● Task statement: Output nothing but the lines from the one with "Write the Apache ECharts code for this chart." through the one with "const yTicks = [0,5,10,15,20];", including both. Leave the pictures out of the copy.

● Code that draws figures:
_ _ _

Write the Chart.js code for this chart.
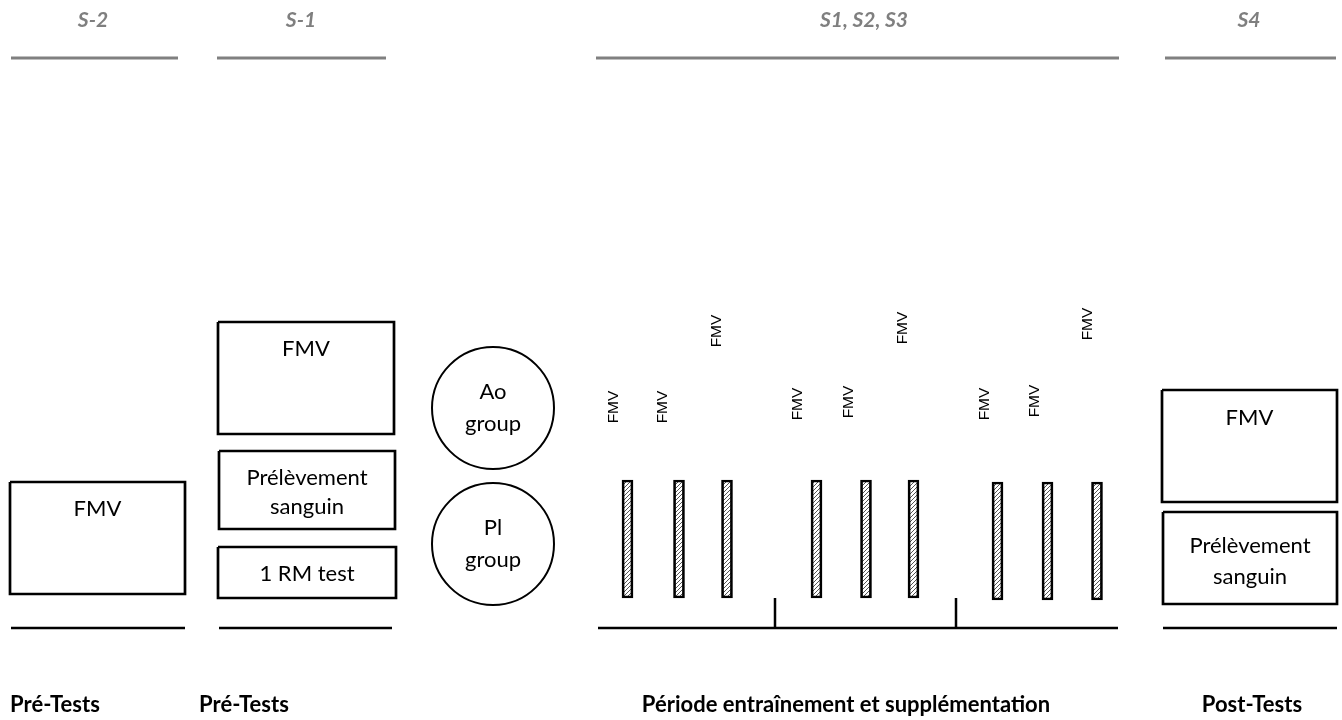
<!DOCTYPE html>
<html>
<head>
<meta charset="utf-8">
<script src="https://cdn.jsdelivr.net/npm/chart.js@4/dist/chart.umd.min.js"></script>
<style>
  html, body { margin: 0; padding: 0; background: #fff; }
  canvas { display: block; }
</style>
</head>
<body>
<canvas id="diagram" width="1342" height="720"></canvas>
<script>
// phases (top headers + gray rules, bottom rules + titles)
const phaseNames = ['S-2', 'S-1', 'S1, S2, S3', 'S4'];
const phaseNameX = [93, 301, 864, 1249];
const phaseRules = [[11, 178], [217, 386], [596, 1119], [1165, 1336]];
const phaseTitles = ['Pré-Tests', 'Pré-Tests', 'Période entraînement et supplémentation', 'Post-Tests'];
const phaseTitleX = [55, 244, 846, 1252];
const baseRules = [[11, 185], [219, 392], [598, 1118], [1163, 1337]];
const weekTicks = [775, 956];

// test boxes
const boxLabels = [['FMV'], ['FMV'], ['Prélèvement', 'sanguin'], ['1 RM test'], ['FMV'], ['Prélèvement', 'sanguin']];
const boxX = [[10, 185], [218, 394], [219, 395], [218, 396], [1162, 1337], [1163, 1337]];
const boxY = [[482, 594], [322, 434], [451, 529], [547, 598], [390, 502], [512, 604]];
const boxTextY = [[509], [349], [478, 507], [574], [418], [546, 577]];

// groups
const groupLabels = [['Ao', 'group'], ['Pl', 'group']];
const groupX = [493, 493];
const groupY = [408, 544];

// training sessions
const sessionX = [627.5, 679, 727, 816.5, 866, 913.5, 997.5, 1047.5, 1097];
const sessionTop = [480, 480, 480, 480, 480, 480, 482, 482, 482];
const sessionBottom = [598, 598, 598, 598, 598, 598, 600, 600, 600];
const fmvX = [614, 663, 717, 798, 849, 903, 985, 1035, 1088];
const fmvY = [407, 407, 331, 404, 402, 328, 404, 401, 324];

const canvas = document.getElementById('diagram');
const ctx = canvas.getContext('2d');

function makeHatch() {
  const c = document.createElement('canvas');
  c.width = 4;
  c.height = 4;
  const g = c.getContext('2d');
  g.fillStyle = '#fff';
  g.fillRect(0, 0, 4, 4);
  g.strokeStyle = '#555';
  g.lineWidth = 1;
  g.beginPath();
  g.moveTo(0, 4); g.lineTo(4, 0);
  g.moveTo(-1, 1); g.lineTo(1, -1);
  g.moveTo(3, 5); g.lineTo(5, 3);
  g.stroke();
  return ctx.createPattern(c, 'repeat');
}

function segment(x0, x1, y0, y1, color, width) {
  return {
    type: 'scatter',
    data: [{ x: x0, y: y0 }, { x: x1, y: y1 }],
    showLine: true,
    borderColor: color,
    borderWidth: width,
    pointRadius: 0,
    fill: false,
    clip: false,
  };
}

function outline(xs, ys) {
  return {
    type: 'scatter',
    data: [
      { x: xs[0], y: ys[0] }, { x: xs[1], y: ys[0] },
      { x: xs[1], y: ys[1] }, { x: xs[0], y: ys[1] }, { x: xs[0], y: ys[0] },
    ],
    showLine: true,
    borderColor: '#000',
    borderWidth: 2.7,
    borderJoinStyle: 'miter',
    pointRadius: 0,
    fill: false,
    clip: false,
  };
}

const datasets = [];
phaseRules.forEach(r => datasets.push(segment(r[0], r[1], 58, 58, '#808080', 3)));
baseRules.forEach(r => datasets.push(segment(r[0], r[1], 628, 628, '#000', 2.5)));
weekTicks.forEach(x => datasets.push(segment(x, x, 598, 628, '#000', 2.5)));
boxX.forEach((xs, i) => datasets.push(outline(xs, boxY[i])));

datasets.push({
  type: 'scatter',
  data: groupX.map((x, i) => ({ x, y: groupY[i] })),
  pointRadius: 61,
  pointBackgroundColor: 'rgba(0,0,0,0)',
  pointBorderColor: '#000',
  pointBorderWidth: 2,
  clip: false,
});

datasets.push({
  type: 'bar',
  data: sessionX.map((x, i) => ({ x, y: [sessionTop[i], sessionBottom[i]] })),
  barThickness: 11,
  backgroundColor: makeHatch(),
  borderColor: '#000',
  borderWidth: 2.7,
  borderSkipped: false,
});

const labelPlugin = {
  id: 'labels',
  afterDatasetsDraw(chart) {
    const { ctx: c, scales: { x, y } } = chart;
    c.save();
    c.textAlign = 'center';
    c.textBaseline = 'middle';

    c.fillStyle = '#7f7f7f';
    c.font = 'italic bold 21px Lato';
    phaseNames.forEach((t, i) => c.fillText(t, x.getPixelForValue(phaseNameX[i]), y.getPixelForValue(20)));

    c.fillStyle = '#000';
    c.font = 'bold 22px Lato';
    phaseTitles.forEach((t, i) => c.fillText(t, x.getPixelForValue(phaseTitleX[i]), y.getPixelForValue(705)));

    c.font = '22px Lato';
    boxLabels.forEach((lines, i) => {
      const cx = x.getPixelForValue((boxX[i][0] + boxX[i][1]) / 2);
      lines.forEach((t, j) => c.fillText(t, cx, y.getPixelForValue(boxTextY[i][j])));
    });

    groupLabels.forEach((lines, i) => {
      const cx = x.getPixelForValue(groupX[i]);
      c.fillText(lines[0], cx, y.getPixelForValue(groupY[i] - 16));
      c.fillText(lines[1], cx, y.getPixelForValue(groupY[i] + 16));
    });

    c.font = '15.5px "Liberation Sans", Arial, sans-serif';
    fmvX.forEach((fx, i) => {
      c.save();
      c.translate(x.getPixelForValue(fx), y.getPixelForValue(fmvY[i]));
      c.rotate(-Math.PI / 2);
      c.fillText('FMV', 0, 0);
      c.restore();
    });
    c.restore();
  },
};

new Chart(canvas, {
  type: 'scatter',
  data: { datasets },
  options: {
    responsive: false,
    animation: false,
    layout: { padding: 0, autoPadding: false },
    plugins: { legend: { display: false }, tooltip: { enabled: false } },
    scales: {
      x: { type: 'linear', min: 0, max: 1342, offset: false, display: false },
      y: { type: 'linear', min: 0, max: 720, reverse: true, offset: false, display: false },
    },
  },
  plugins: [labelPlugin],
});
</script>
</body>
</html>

_ _ _

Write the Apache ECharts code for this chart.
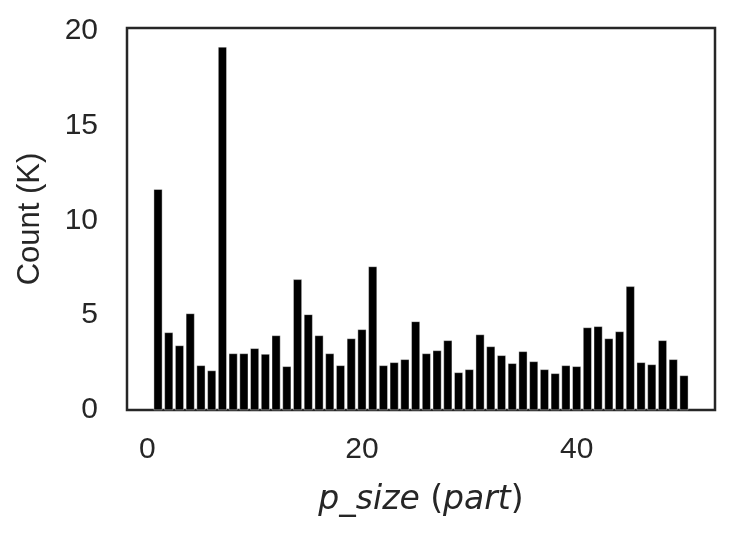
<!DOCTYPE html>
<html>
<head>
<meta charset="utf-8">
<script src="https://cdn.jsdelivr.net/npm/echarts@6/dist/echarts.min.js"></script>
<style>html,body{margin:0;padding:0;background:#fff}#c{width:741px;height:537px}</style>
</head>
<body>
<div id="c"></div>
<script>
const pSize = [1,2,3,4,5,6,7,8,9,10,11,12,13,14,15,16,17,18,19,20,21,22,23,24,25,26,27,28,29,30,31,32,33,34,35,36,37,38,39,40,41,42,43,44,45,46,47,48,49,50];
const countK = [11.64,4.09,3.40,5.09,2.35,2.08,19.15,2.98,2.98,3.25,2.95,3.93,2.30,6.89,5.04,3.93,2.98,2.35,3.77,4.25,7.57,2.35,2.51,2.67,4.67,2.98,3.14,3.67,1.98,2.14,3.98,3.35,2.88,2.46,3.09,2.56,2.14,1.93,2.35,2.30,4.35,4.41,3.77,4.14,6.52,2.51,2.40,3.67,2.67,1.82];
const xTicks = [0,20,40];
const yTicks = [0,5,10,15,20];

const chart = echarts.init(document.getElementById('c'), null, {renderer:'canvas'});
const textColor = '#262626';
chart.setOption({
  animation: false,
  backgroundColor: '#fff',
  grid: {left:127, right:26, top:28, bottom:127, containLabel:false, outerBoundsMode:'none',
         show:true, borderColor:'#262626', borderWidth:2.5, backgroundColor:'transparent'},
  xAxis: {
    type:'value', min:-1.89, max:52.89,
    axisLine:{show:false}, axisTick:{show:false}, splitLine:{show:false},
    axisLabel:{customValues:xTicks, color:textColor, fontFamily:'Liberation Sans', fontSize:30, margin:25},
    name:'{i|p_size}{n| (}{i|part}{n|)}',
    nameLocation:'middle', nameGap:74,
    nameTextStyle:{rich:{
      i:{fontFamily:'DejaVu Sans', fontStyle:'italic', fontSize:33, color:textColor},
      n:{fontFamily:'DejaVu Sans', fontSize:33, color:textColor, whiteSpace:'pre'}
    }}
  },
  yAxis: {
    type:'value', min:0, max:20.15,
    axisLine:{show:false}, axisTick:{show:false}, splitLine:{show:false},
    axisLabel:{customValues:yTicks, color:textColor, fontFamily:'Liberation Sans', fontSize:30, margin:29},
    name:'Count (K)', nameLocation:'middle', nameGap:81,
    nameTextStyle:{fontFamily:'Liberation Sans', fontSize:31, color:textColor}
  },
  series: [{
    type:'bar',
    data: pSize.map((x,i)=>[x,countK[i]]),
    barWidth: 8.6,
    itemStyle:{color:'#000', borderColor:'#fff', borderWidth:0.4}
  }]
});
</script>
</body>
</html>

_ _ _

● Response to the exercise:
Write the Apache ECharts code for this chart.
<!DOCTYPE html>
<html>
<head>
<meta charset="utf-8">
<script src="https://cdn.jsdelivr.net/npm/echarts@6/dist/echarts.min.js"></script>
<style>html,body{margin:0;padding:0;background:#fff}#c{width:741px;height:537px}</style>
</head>
<body>
<div id="c"></div>
<script>
const pSize = [1,2,3,4,5,6,7,8,9,10,11,12,13,14,15,16,17,18,19,20,21,22,23,24,25,26,27,28,29,30,31,32,33,34,35,36,37,38,39,40,41,42,43,44,45,46,47,48,49,50];
const countK = [11.64,4.09,3.40,5.09,2.35,2.08,19.15,2.98,2.98,3.25,2.95,3.93,2.30,6.89,5.04,3.93,2.98,2.35,3.77,4.25,7.57,2.35,2.51,2.67,4.67,2.98,3.14,3.67,1.98,2.14,3.98,3.35,2.88,2.46,3.09,2.56,2.14,1.93,2.35,2.30,4.35,4.41,3.77,4.14,6.52,2.51,2.40,3.67,2.67,1.82];
const xTicks = [0,20,40];
const yTicks = [0,5,10,15,20];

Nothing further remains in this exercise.